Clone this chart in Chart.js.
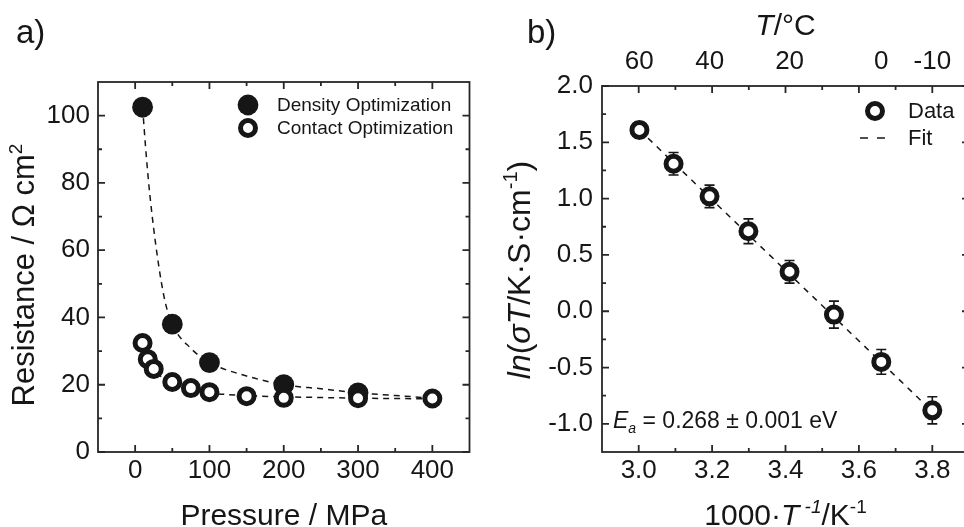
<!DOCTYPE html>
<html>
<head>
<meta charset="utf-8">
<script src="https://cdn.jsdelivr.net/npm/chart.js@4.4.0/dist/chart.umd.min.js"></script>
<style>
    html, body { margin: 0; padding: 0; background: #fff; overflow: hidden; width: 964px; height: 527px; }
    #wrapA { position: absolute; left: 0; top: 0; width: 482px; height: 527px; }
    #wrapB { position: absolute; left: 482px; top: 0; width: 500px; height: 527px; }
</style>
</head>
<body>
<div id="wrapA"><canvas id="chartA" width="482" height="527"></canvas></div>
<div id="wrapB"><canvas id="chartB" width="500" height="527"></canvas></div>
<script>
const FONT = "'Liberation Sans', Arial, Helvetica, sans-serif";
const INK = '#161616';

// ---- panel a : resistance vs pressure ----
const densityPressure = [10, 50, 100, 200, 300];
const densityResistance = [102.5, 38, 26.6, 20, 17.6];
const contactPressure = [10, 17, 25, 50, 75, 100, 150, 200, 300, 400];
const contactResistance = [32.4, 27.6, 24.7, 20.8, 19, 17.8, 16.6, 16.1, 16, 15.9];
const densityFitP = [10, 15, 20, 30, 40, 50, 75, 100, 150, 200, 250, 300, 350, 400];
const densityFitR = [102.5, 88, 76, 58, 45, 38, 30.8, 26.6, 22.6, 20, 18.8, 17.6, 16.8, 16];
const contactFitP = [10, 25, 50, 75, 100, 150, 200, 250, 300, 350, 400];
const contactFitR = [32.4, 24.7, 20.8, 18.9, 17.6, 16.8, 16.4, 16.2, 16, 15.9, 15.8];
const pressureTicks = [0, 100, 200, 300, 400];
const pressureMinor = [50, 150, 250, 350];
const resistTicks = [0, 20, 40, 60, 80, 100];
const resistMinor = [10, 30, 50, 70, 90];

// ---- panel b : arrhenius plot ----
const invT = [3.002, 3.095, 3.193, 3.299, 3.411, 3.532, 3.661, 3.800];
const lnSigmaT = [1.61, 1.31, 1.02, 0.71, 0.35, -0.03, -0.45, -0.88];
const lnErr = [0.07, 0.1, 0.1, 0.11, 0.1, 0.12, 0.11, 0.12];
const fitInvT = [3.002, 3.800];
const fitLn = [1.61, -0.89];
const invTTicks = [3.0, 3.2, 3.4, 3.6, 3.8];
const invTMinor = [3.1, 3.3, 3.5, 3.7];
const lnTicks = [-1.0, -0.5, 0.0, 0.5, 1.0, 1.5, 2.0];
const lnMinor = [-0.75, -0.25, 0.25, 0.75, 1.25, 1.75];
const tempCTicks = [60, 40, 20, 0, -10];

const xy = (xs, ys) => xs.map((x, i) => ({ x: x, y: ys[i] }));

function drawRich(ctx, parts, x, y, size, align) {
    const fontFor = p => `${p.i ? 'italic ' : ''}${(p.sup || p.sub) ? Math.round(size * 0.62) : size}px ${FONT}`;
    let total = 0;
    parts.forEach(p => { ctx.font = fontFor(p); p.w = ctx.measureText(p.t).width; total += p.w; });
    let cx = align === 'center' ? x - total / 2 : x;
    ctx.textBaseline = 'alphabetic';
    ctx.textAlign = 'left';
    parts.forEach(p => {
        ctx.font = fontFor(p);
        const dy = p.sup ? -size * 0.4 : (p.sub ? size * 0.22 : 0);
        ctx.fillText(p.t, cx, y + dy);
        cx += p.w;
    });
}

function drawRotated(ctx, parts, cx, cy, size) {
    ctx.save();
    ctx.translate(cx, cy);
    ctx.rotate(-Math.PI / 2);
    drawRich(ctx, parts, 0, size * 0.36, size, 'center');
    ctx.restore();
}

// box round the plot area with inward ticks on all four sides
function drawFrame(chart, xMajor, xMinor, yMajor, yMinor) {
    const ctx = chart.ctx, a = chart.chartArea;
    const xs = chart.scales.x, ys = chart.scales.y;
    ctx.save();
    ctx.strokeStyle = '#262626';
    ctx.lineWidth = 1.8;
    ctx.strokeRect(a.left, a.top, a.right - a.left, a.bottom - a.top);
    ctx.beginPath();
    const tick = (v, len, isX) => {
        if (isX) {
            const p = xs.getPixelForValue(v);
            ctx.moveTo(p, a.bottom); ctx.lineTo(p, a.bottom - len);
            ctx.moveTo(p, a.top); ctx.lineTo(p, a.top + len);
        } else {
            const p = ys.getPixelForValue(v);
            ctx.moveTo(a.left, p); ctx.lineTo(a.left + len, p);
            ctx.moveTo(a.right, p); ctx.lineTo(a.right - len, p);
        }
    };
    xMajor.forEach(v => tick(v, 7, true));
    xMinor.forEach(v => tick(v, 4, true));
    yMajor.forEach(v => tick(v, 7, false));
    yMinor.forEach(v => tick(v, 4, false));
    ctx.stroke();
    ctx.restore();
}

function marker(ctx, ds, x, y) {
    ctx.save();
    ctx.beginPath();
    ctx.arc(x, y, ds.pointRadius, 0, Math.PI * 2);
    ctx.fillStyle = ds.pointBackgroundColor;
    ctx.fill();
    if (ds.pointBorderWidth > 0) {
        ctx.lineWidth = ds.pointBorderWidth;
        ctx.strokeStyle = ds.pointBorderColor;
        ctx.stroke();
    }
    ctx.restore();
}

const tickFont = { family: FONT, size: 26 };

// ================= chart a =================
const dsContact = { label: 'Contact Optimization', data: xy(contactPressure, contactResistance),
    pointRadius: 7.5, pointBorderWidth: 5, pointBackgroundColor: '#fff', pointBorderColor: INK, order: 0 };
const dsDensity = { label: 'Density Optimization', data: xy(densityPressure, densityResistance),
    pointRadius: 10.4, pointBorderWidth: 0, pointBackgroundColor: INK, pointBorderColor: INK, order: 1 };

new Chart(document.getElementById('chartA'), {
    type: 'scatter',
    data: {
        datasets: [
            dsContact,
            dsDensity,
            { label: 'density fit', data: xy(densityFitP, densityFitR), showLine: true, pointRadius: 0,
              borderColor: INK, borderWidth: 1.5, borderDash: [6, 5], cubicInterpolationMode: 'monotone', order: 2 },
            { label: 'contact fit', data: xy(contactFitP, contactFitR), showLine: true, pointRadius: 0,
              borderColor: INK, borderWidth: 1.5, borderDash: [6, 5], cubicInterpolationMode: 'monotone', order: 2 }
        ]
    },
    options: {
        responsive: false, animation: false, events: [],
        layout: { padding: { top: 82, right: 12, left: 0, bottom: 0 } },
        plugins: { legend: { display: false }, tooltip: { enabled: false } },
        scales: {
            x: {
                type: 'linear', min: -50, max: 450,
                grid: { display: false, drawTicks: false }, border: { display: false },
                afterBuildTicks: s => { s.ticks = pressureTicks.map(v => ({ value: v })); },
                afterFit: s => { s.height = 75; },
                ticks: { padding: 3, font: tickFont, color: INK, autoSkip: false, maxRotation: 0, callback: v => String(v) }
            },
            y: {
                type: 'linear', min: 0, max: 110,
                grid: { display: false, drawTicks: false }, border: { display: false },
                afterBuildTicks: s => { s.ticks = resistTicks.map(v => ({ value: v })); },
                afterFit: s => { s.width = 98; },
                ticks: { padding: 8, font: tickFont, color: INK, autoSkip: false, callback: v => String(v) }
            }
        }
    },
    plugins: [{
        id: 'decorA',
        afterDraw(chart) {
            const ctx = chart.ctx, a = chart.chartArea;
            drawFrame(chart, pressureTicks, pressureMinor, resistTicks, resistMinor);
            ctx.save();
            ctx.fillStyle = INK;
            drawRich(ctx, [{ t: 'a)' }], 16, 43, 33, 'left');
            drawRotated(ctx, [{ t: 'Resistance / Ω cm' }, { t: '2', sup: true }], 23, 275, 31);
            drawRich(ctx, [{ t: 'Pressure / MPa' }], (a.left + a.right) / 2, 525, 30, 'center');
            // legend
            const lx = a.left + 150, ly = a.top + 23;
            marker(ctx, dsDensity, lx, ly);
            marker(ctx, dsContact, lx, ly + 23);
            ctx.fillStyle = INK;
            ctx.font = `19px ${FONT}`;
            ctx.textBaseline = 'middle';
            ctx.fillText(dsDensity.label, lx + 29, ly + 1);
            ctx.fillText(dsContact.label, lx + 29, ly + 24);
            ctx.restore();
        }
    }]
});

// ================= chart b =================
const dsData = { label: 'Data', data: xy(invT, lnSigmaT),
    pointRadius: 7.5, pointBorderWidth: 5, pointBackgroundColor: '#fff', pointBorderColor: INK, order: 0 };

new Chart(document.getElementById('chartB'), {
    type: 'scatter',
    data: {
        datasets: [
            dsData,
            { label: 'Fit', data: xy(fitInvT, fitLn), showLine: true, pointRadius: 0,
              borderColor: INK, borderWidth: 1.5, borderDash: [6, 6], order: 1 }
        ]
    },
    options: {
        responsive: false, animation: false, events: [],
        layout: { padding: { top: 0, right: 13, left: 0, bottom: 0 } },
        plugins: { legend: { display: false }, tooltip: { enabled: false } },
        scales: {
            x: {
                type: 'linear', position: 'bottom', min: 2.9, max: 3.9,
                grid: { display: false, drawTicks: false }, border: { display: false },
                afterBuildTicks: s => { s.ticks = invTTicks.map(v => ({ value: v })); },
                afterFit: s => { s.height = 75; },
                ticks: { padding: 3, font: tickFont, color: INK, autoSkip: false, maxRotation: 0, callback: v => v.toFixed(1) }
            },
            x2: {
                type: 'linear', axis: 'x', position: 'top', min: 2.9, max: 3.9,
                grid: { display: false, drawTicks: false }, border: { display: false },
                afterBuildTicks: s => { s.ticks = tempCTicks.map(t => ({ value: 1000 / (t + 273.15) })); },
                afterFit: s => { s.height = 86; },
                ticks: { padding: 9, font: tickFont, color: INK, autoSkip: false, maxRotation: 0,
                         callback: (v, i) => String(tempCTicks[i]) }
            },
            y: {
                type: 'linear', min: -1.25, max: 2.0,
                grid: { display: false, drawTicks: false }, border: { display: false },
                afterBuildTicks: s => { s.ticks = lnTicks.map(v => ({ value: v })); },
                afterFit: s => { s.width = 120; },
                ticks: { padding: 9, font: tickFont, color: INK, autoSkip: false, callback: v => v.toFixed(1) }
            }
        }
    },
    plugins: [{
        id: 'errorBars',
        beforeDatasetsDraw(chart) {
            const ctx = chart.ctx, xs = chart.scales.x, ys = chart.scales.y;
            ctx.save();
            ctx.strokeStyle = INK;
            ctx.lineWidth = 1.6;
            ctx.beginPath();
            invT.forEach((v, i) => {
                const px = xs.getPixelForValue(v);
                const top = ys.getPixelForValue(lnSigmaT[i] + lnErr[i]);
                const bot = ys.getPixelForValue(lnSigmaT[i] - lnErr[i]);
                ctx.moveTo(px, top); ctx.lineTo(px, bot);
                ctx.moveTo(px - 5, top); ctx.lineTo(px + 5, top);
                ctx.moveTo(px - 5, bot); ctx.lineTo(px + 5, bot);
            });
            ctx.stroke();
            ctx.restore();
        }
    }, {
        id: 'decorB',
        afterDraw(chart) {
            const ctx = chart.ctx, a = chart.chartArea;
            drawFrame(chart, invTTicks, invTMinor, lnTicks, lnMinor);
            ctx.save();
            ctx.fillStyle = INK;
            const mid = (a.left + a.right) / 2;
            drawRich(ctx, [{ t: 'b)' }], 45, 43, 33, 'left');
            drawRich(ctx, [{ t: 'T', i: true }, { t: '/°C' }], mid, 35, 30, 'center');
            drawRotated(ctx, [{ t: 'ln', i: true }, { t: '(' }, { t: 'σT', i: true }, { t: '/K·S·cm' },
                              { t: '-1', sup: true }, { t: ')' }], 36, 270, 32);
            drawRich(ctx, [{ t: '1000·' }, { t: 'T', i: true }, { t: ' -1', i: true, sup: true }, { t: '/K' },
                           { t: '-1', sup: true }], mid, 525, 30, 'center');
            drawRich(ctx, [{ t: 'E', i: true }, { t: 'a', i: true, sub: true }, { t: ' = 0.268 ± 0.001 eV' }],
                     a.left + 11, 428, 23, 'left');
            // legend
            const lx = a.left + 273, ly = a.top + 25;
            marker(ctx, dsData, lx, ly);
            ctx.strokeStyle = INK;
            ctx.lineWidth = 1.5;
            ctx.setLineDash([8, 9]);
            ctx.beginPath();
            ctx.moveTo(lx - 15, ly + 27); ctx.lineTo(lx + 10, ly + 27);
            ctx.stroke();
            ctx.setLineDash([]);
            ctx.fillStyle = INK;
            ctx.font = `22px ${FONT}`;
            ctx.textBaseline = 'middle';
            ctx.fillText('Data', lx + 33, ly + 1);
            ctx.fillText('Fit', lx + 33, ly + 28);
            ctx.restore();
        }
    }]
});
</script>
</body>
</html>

Exercise » Leave out the pictures, then repeat the listing above exactly from its first line to the line with "const INK = '#161616';", inclusive.

Right answer »
Clone this chart in Chart.js.
<!DOCTYPE html>
<html>
<head>
<meta charset="utf-8">
<script src="https://cdn.jsdelivr.net/npm/chart.js@4.4.0/dist/chart.umd.min.js"></script>
<style>
    html, body { margin: 0; padding: 0; background: #fff; overflow: hidden; width: 964px; height: 527px; }
    #wrapA { position: absolute; left: 0; top: 0; width: 482px; height: 527px; }
    #wrapB { position: absolute; left: 482px; top: 0; width: 500px; height: 527px; }
</style>
</head>
<body>
<div id="wrapA"><canvas id="chartA" width="482" height="527"></canvas></div>
<div id="wrapB"><canvas id="chartB" width="500" height="527"></canvas></div>
<script>
const FONT = "'Liberation Sans', Arial, Helvetica, sans-serif";
const INK = '#161616';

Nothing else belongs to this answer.